- The body of US scientist Suzanne Eaton was found in a former Nazi bunker in Greece
Eaton’s body was found around 60 meters inside the cave beneath an air shaft which had been covered by a large wooden pallet, Lagoudakis added.
Eaton was attending a conference at the Orthodox Academy in Crete and is believed to have disappeared during a run.
The police said on Wednesday that Eaton was asphyxiated. Minor stab wounds were also found on her body, but police said they were not believed to be the cause of her death. The police believe the body was dumped inside the cave, because it was found face down.
Lagoudakis told CNN on Thursday that he had never seen a case like this in his four years as police chief.

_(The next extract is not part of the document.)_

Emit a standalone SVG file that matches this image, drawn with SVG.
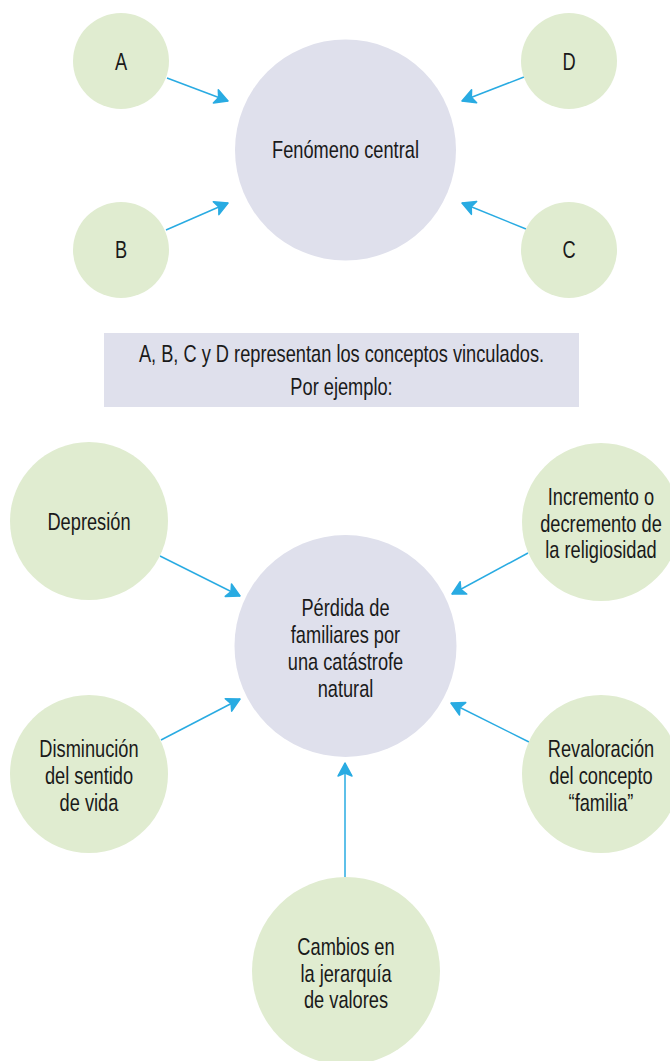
<svg xmlns="http://www.w3.org/2000/svg" width="670" height="1061" viewBox="0 0 670 1061">
<style>
.sat{fill:#e0ecd0}
.core{fill:#dfe0ec}
.t{font-family:"Liberation Sans",Arial,sans-serif;font-size:24px;fill:#1a1a1a;text-anchor:middle;transform-box:fill-box;transform-origin:center;transform:scaleX(0.76)}
.c{stroke:#29abe2;stroke-width:1.5;fill:none;marker-end:url(#ah)}
</style>
<defs>
<marker id="ah" markerUnits="userSpaceOnUse" markerWidth="20" markerHeight="20" viewBox="-2 -10 18 20" refX="13" refY="0" orient="auto">
<path d="M0,-7 L13,0 L0,7 L3,0 Z" fill="#29abe2" stroke="#29abe2" stroke-width="1.5" stroke-linejoin="round"/>
</marker>
</defs>
<rect width="670" height="1061" fill="#ffffff"/>
<g id="connectors">
<line class="c" x1="167" y1="78" x2="228" y2="101"/>
<line class="c" x1="166" y1="230" x2="228" y2="203"/>
<line class="c" x1="524" y1="77" x2="462" y2="101"/>
<line class="c" x1="526" y1="229" x2="462" y2="203"/>
<line class="c" x1="160" y1="556" x2="240" y2="596"/>
<line class="c" x1="161" y1="740" x2="240" y2="699"/>
<line class="c" x1="528" y1="553" x2="452" y2="594"/>
<line class="c" x1="529" y1="742" x2="451" y2="703"/>
<line class="c" x1="345" y1="877" x2="345" y2="763"/>
</g>
<g id="node-central">
<circle class="core" cx="345.5" cy="150" r="110.5"/>
<text class="t" x="345.5" y="158">Fenómeno central</text>
</g>
<g id="node-a">
<circle class="sat" cx="121" cy="61" r="48"/>
<text class="t" x="121" y="70">A</text>
</g>
<g id="node-b">
<circle class="sat" cx="121" cy="250" r="48"/>
<text class="t" x="121" y="258">B</text>
</g>
<g id="node-d">
<circle class="sat" cx="569" cy="61" r="48"/>
<text class="t" x="569" y="70">D</text>
</g>
<g id="node-c">
<circle class="sat" cx="569" cy="250" r="48"/>
<text class="t" x="569" y="258">C</text>
</g>
<g id="note">
<rect x="104" y="333" width="475" height="74" fill="#dfe0ec"/>
<text class="t" x="341.5" y="362">A, B, C y D representan los conceptos vinculados.</text>
<text class="t" x="341.5" y="395">Por ejemplo:</text>
</g>
<g id="node-perdida">
<circle class="core" cx="345.5" cy="646" r="111"/>
<text class="t" x="345.5" y="616">Pérdida de</text>
<text class="t" x="345.5" y="643">familiares por</text>
<text class="t" x="345.5" y="670">una catástrofe</text>
<text class="t" x="345.5" y="697">natural</text>
</g>
<g id="node-depresion">
<circle class="sat" cx="89" cy="521" r="79"/>
<text class="t" x="89" y="530">Depresión</text>
</g>
<g id="node-disminucion">
<circle class="sat" cx="89" cy="774" r="79"/>
<text class="t" x="89" y="757">Disminución</text>
<text class="t" x="89" y="784">del sentido</text>
<text class="t" x="89" y="811">de vida</text>
</g>
<g id="node-incremento">
<circle class="sat" cx="601" cy="522" r="79"/>
<text class="t" x="601" y="505">Incremento o</text>
<text class="t" x="601" y="532">decremento de</text>
<text class="t" x="601" y="558">la religiosidad</text>
</g>
<g id="node-revaloracion">
<circle class="sat" cx="601" cy="774" r="79"/>
<text class="t" x="601" y="757">Revaloración</text>
<text class="t" x="601" y="784">del concepto</text>
<text class="t" x="601" y="811">“familia”</text>
</g>
<g id="node-cambios">
<circle class="sat" cx="346" cy="971" r="94"/>
<text class="t" x="346" y="955">Cambios en</text>
<text class="t" x="346" y="982">la jerarquía</text>
<text class="t" x="346" y="1008">de valores</text>
</g>
</svg>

Her family initially believed Eaton, a regular runner, likely died during a run as a result of heat exhaustion or a fall in the rough terrain.
The horrific details surrounding Eaton’s death have shocked the locals, some of whom thought she died in a hiking accident. Crete is known to be among the safest of the Greek islands despite its size and the large number of tourists.

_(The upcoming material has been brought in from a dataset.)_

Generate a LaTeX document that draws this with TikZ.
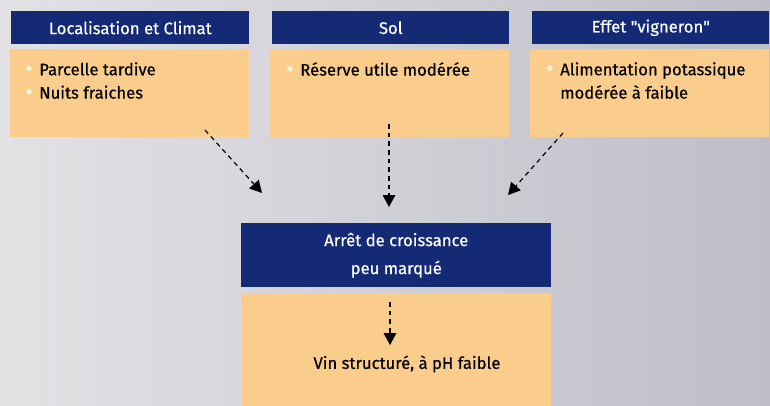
\documentclass[tikz,border=0pt]{standalone}
\usepackage{fontspec}
\setmainfont{Fira Sans}[FakeBold=0.4]
\newfontfamily\plainquote{Fira Sans}[FakeBold=0.4]
\usepackage{tikz}
\usetikzlibrary{arrows.meta, positioning}

\definecolor{navy}{HTML}{152A75}
\definecolor{peach}{HTML}{FBCD8C}
\definecolor{dotc}{HTML}{FFF3DC}
\definecolor{bgleft}{HTML}{E2E2E5}
\definecolor{bgmid}{HTML}{EEEEF0}
\definecolor{bgright}{HTML}{BEBEC8}
\newcommand{\bul}{\makebox[10.5pt][l]{\textcolor{dotc}{\fontsize{17}{0}\selectfont\raisebox{-0.6pt}{\textbullet}}}}
\newcommand{\dq}{{\plainquote"}}

\begin{document}
\begin{tikzpicture}[
        x=0.75pt, y=-0.75pt,
        head/.style={rectangle, fill=navy, text=white, anchor=north west, inner sep=0pt, minimum height=24.75pt, font=\fontsize{12.5}{16}\selectfont},
        body/.style={rectangle, fill=peach, anchor=north west, inner sep=0pt, minimum width=179.25pt, minimum height=66pt},
        items/.style={anchor=north west, align=left, inner sep=0pt, font=\fontsize{12.5}{17.5}\selectfont},
        arrow/.style={line width=0.9pt, dash pattern=on 3.5pt off 3pt, -{Triangle[length=9pt,width=9.5pt]}}
    ]
        % Background
        \shade[left color=bgleft, middle color=bgmid, right color=bgright] (0,0) rectangle (770,406);
        \useasboundingbox (0,0) rectangle (770,406);

        % Top row: headings
        \node[head, minimum width=178.5pt] (locHead) at (11,11) {Localisation et Climat};
        \node[head, minimum width=177.75pt] (solHead) at (272,11) {Sol};
        \node[head, minimum width=177.75pt] (vigHead) at (532,11) {Effet \dq vigneron\dq};

        % Top row: boxes
        \node[body] (locBody) at (10,49) {};
        \node[body] (solBody) at (270,49) {};
        \node[body] (vigBody) at (530,49) {};

        \node[items] (locItems) at (25,62) {\bul Parcelle tardive\\\bul Nuits fraiches};
        \node[items] (solItems) at (286,62) {\bul R\'eserve utile mod\'er\'ee};
        \node[items] (vigItems) at (546,62) {\bul Alimentation potassique\\\hphantom{\bul}mod\'er\'ee \`a faible};

        % Centre column
        \node[head, minimum width=232.5pt, minimum height=48pt, align=center, font=\fontsize{12.5}{21}\selectfont] (arretHead) at (241,223) {Arr\^et de croissance\\peu marqu\'e};
        \node[body, minimum width=232.5pt, minimum height=84.75pt] (vinBody) at (241,293) {};
        \node[inner sep=0pt, font=\fontsize{12.5}{16}\selectfont] (vinText) at (407,364) {Vin structur\'e, \`a pH faible};

        % Arrow ends
        \coordinate (locOut) at (205,130);
        \coordinate (locIn) at (262,193);
        \coordinate (solOut) at (389,124);
        \coordinate (solIn) at (389,207);
        \coordinate (vigOut) at (563,133);
        \coordinate (vigIn) at (508,195);
        \coordinate (vinOut) at (390,302);
        \coordinate (vinIn) at (390,345);

        % Arrows
        \draw[arrow] (locOut) -- (locIn);
        \draw[arrow] (solOut) -- (solIn);
        \draw[arrow] (vigOut) -- (vigIn);
        \draw[arrow] (vinOut) -- (vinIn);

    \end{tikzpicture}
\end{document}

“We are deeply shocked and disturbed by this tragic event,” the Planck Institute at Dresden University in Germany, Eaton’s employer, said in a statement. “Suzanne was an outstanding and inspiring scientist, a loving spouse and mother, an athlete as well as a truly wonderful person beloved to us all.”
Eaton was the wife of British scientist Tony Hyman and mother of two sons, according to institute.